Since the conclusions drawn from the test results can be nonsensical the authors of the presented article wanted to investigate whether researchers check the validity of assumptions and in cases where they don’t, if they at least have good reasons not to (e.g. equal sample sizes). Hoekstra et al. (2012) showed that researchers probably do not check their assumptions as often as they should. Only around six percent of the articles published in Psychological Science and in three educational psychology journals mention the validity of the assumptions. Hoekstra et al. (2012) wanted to know whether this lack of mentioned assumptions is because researchers always investigate the validity of the assumptions but never mention them or because researchers forget to investigate this validity. The authors asked PhD students to analyze six simple datasets. Almost none of the PhD students investigated the validity of the assumptions. Perhaps you´re thinking: well these fresh, just graduated PhD students know everything about robustness of tests, so that is probably why they don’t check assumptions. But not only did they not test for assumptions, most of them (over 80% depending on the test) were unfamiliar with the assumptions. Although the t-test, ANOVA and regression analysis are fairly robust to violations of both the normality assumption and the equality of variances assumption, you would expect that PhD students are at least familiar with the assumption. The results of the presented article show that we can’t blindly trust that researchers check their assumptions and that some results of tests in published articles might be nonsensical.

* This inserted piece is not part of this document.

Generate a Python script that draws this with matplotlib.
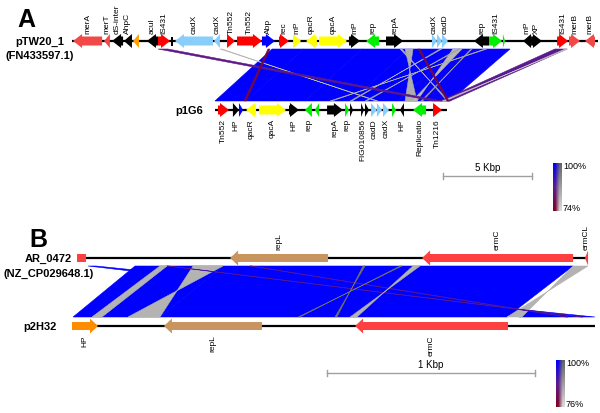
import numpy as np
import matplotlib.pyplot as plt
from matplotlib.patches import Polygon
from matplotlib.colors import LinearSegmentedColormap

plt.rcParams['font.family'] = ['Liberation Sans', 'DejaVu Sans']

W, H = 600, 414

# gene colours
RED = '#ff0000'
LRED = '#f24848'
BLK = '#000000'
ORG = '#ffa000'
LBLU = '#87cefa'
BLU = '#0000ff'
YEL = '#ffff00'
GRN = '#00ee00'
TAN = '#c8945f'
BRED = '#ff4040'
BORG = '#ff8c00'

# ---- panel A (positions in kbp) ----
a_top_name = "pTW20_1"
a_top_acc = "(FN433597.1)"
a_bot_name = "p1G6"
a_top_span = (0.0, 29.55)
a_bot_span = (8.03, 21.07)
# (label, start, end, strand, colour)
a_top_genes = [
    ("merA", 0.06, 1.69, -1, LRED),
    ("merT", 1.80, 2.13, -1, LRED),
    ("dS-inter", 2.25, 2.87, -1, BLK),
    ("AhpC", 2.92, 3.37, -1, BLK),
    ("", 3.43, 3.76, -1, ORG),
    ("acuI", 4.21, 4.83, -1, BLK),
    ("IS431", 4.83, 5.51, 1, RED),
    ("", 5.58, 5.66, 0, BLK),
    ("cadX", 5.79, 7.92, -1, LBLU),
    ("cadX", 7.98, 8.31, -1, LBLU),
    ("Tn552", 8.71, 9.16, 1, RED),
    ("Tn552", 9.27, 10.67, 1, RED),
    ("Abp", 10.67, 11.40, 1, BLU),
    ("rec", 11.63, 12.19, 1, RED),
    ("mP", 12.42, 12.87, 1, YEL),
    ("qacR", 13.15, 13.76, -1, YEL),
    ("qacA", 13.88, 15.45, 1, YEL),
    ("mP", 15.56, 16.18, 1, BLK),
    ("rep", 16.52, 17.25, -1, GRN),
    ("repA", 17.64, 18.60, 1, BLK),
    ("cadX", 20.22, 20.51, 1, LBLU),
    ("", 20.51, 20.79, 1, LBLU),
    ("cadD", 20.79, 21.12, 1, LBLU),
    ("rep", 22.58, 23.43, -1, BLK),
    ("IS431", 23.43, 24.16, 1, GRN),
    ("", 24.21, 24.33, 1, GRN),
    ("mP", 25.34, 25.79, -1, BLK),
    ("XP", 25.79, 26.40, 1, BLK),
    ("IS431", 27.25, 27.87, 1, RED),
    ("merB", 27.92, 28.54, 1, LRED),
    ("merB", 28.82, 29.38, -1, LRED),
]
a_bot_genes = [
    ("Tn552", 8.20, 8.82, 1, RED),
    ("HP", 9.04, 9.38, 1, BLK),
    ("", 9.38, 9.61, 1, BLU),
    ("qacR", 9.78, 10.34, -1, YEL),
    ("qacA", 10.51, 12.02, 1, YEL),
    ("HP", 12.19, 12.75, 1, BLK),
    ("rep", 13.09, 13.48, -1, GRN),
    ("", 13.65, 13.88, -1, GRN),
    ("repA", 14.33, 15.22, 1, BLK),
    ("rep", 15.34, 15.56, 1, GRN),
    ("", 15.62, 15.79, 1, BLK),
    ("FIG010856", 16.24, 16.40, 1, BLK),
    ("", 16.46, 16.69, 1, BLK),
    ("cadD", 16.80, 17.13, 1, LBLU),
    ("", 17.13, 17.42, 1, LBLU),
    ("cadX", 17.47, 17.81, 1, LBLU),
    ("", 17.98, 18.20, 1, GRN),
    ("HP", 18.43, 18.65, -1, BLK),
    ("Replicatio", 19.16, 19.89, -1, GRN),
    ("Tn1216", 20.28, 20.79, 1, RED),
]
# blast hits: (top start, top end, bottom start, bottom end, identity %, inverted)
# bottom start > bottom end gives a crossed (twisted) hit
a_hits = [
    (11.24, 13.00, 8.03, 9.80, 100, False),
    (13.00, 16.30, 9.80, 13.10, 100, False),
    (16.30, 18.90, 13.10, 15.70, 100, False),
    (18.90, 21.50, 15.70, 18.30, 100, False),
    (21.50, 24.61, 18.30, 21.24, 99, False),
    (8.31, 8.43, 17.19, 17.08, 82, True),
    (18.71, 19.16, 19.38, 18.71, 84, True),
    (21.40, 21.91, 19.38, 19.10, 82, True),
    (20.67, 20.78, 15.73, 15.62, 84, True),
    (21.69, 21.80, 16.57, 16.46, 86, True),
    (18.43, 18.54, 21.18, 21.07, 84, True),
    (23.20, 23.31, 14.60, 14.49, 84, True),
    (22.40, 22.48, 19.70, 19.60, 88, True),
    (27.13, 27.81, 20.67, 21.24, 87, False),
    (27.70, 27.85, 20.97, 20.80, 80, True),
    (4.83, 5.39, 20.28, 20.79, 86, False),
    (11.01, 11.12, 9.66, 9.78, 78, False),
    (19.44, 19.55, 21.07, 21.18, 78, False),
]
a_scale_start = 20.84
a_scale_len = 5
a_id_range = (74, 100)

# ---- panel B (positions in kbp) ----
b_top_name = "AR_0472"
b_top_acc = "(NZ_CP029648.1)"
b_bot_name = "p2H32"
b_top_span = (0.0, 2.457)
b_bot_span = (-0.024, 2.49)
b_top_genes = [
    ("", 0.0, 0.043, 0, BRED),
    ("repL", 0.736, 1.207, -1, TAN),
    ("ermC", 1.659, 2.385, -1, BRED),
    ("ermCL", 2.442, 2.457, -1, BRED),
]
b_bot_genes = [
    ("HP", -0.024, 0.101, 1, BORG),
    ("repL", 0.418, 0.889, -1, TAN),
    ("ermC", 1.337, 2.072, -1, BRED),
]
b_hits = [
    (0.053, 0.091, 2.13, 2.49, 100, False),
    (0.279, 0.433, -0.019, 0.120, 100, False),
    (0.433, 0.702, 0.120, 0.399, 100, False),
    (0.702, 2.385, 0.399, 2.067, 100, False),
    (0.399, 0.433, 0.072, 0.120, 84, True),
    (0.558, 0.702, 0.399, 0.245, 84, True),
    (2.385, 2.457, 2.139, 2.067, 84, True),
    (0.433, 0.442, 2.418, 2.433, 90, False),
    (0.832, 0.841, 2.346, 2.361, 90, False),
    (1.375, 1.385, 1.250, 1.240, 97, True),
    (1.553, 1.563, 1.072, 1.063, 97, True),
    (1.615, 1.649, 1.346, 1.313, 84, True),
]
b_scale_start = 1.20
b_scale_len = 1
b_id_range = (76, 100)

fwd_cmap = LinearSegmentedColormap.from_list("fwd", ["#800020", "#5a1a8f", "#0000ff"])
inv_cmap = LinearSegmentedColormap.from_list("inv", ["#dcdcdc", "#626262"])


def draw_gene(ax, s, e, strand, color, y, ppk, bh, hh, hl_px):
    hl = hl_px / ppk
    if strand == 0:
        pts = [(s, y - bh), (e, y - bh), (e, y + bh), (s, y + bh)]
    else:
        if strand < 0:
            s, e = e, s
            hl = -hl
        if abs(e - s) <= abs(hl):
            pts = [(s, y - hh), (e, y), (s, y + hh)]
        else:
            m = e - hl
            pts = [(s, y - bh), (m, y - bh), (m, y - hh), (e, y),
                   (m, y + hh), (m, y + bh), (s, y + bh)]
    ax.add_patch(Polygon(pts, closed=True, facecolor=color, edgecolor='none', zorder=3))


def draw_track(ax, span, genes, y, ppk, bh, hh, hl_px, label_side):
    ax.plot(span, [y, y], color='k', lw=1.6, zorder=2, solid_capstyle='butt')
    for name, s, e, strand, col in genes:
        draw_gene(ax, s, e, strand, col, y, ppk, bh, hh, hl_px)
        if name:
            c = (s + e) / 2
            if label_side == 'top':
                ax.text(c, y - hh - 1, name, rotation=90, ha='center', va='bottom', fontsize=6)
            else:
                ax.text(c, y + hh + 1, name, rotation=90, ha='center', va='top', fontsize=6)


def draw_hits(ax, hits, y_top, y_bot, id_range):
    lo, hi = id_range
    for ts, te, bs, be, ident, inv in hits:
        t = (ident - lo) / (hi - lo)
        col = inv_cmap(t) if inv else fwd_cmap(t)
        pts = [(ts, y_top), (te, y_top), (be, y_bot), (bs, y_bot)]
        ax.add_patch(Polygon(pts, closed=True, facecolor=col, edgecolor=col, lw=0.4, zorder=1))


def draw_scale(ax, x0, length, y, text):
    ax.plot([x0, x0 + length], [y, y], color='#a0a0a0', lw=1)
    ax.plot([x0, x0], [y - 3, y + 3], color='#a0a0a0', lw=1)
    ax.plot([x0 + length, x0 + length], [y - 3, y + 3], color='#a0a0a0', lw=1)
    ax.text(x0 + length / 2, y - 4, text, ha='center', va='bottom', fontsize=7)


def draw_cbar(fig, x, y0, y1, lo_text):
    cax = fig.add_axes([x / W, 1 - y1 / H, 9 / W, (y1 - y0) / H])
    v = np.linspace(1, 0, 100)
    img = np.stack([fwd_cmap(v)[:, :3], inv_cmap(v)[:, :3]], axis=1)
    cax.imshow(img, aspect='auto', interpolation='bilinear')
    cax.axis('off')
    fig.text((x + 10) / W, 1 - (y0 + 3) / H, "100%", fontsize=6.5, va='center')
    fig.text((x + 10) / W, 1 - (y1 - 3) / H, lo_text, fontsize=6.5, va='center')


fig = plt.figure(figsize=(6, 4.14), dpi=100)

# panel A axes: 17.8 px per kbp, kbp 0 at x=72 px
ppk_a = 17.8
axA = fig.add_axes([0, 0, 1, 1])
axA.set_xlim(-72 / ppk_a, (W - 72) / ppk_a)
axA.set_ylim(H, 0)
axA.axis('off')
axA.patch.set_alpha(0)

draw_hits(axA, a_hits, 50, 102, a_id_range)
draw_track(axA, a_top_span, a_top_genes, 42, ppk_a, 4.5, 7, 9, 'top')
draw_track(axA, a_bot_span, a_bot_genes, 111, ppk_a, 4.5, 7, 9, 'bottom')
draw_scale(axA, a_scale_start, a_scale_len, 177, "5 Kbp")

# panel B axes: 208 px per kbp, kbp 0 at x=77 px
ppk_b = 208
axB = fig.add_axes([0, 0, 1, 1])
axB.set_xlim(-77 / ppk_b, (W - 77) / ppk_b)
axB.set_ylim(H, 0)
axB.axis('off')
axB.patch.set_alpha(0)

draw_hits(axB, b_hits, 267, 318, b_id_range)
draw_track(axB, b_top_span, b_top_genes, 259, ppk_b, 4, 7.5, 8, 'top')
draw_track(axB, b_bot_span, b_bot_genes, 327, ppk_b, 4, 7.5, 8, 'bottom')
draw_scale(axB, b_scale_start, b_scale_len, 374, "1 Kbp")

# names
fig.text(40 / W, 1 - 42 / H, a_top_name, ha='center', va='center', fontsize=8, fontweight='bold')
fig.text(40 / W, 1 - 56 / H, a_top_acc, ha='center', va='center', fontsize=8, fontweight='bold')
fig.text(203 / W, 1 - 111 / H, a_bot_name, ha='right', va='center', fontsize=8, fontweight='bold')
fig.text(72 / W, 1 - 259 / H, b_top_name, ha='right', va='center', fontsize=8, fontweight='bold')
fig.text(49 / W, 1 - 274 / H, b_top_acc, ha='center', va='center', fontsize=8, fontweight='bold')
fig.text(57 / W, 1 - 327 / H, b_bot_name, ha='right', va='center', fontsize=8, fontweight='bold')

fig.text(26 / W, 1 - 20 / H, "A", ha='center', va='center', fontsize=18, fontweight='bold')
fig.text(38 / W, 1 - 240 / H, "B", ha='center', va='center', fontsize=18, fontweight='bold')

draw_cbar(fig, 553, 164, 212, "74%")
draw_cbar(fig, 556, 361, 408, "76%")

fig.savefig("out.png", dpi=100)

What should you do to check for these assumptions? Always plot your data! To check for normality use Q-Q plots and for homogeneity use multiple groups box plots. Another way to check your assumptions are preliminary tests, although the use of them are debated (e.g. they increase the probability of a type 1 error, regression: Caudill (1988), t-test: Rochon, Gondan & Kieser, 2012). For normality you can use the Kolmogorov-Smirnov test or the Shapiro-Wilks test, for homogeneity the Levene’s test.

Monique Duizer, Sam Prinssen

Caudill, S. B. (1988). Type 1 errors after preliminary tests for heteroscedasticity. The statistician, 37, 65-68.

Hoekstra, R., Kiers, H.A.L. & Johnson, A. (2012). Are assumptions of well-known statistical techniques checked, and why (not)? Frontiers in Psychology, 3:137. doi: 10.3389/fpsyg.2012.00137

Rochon, J., Gondan, M. & Kieser, M. (2012). To test or not to test: Preliminary         assessment of normality when comparing two independent samples. BMC Medical Research Methodology, 12:81, doi:10.1186/1471-2288-12-81.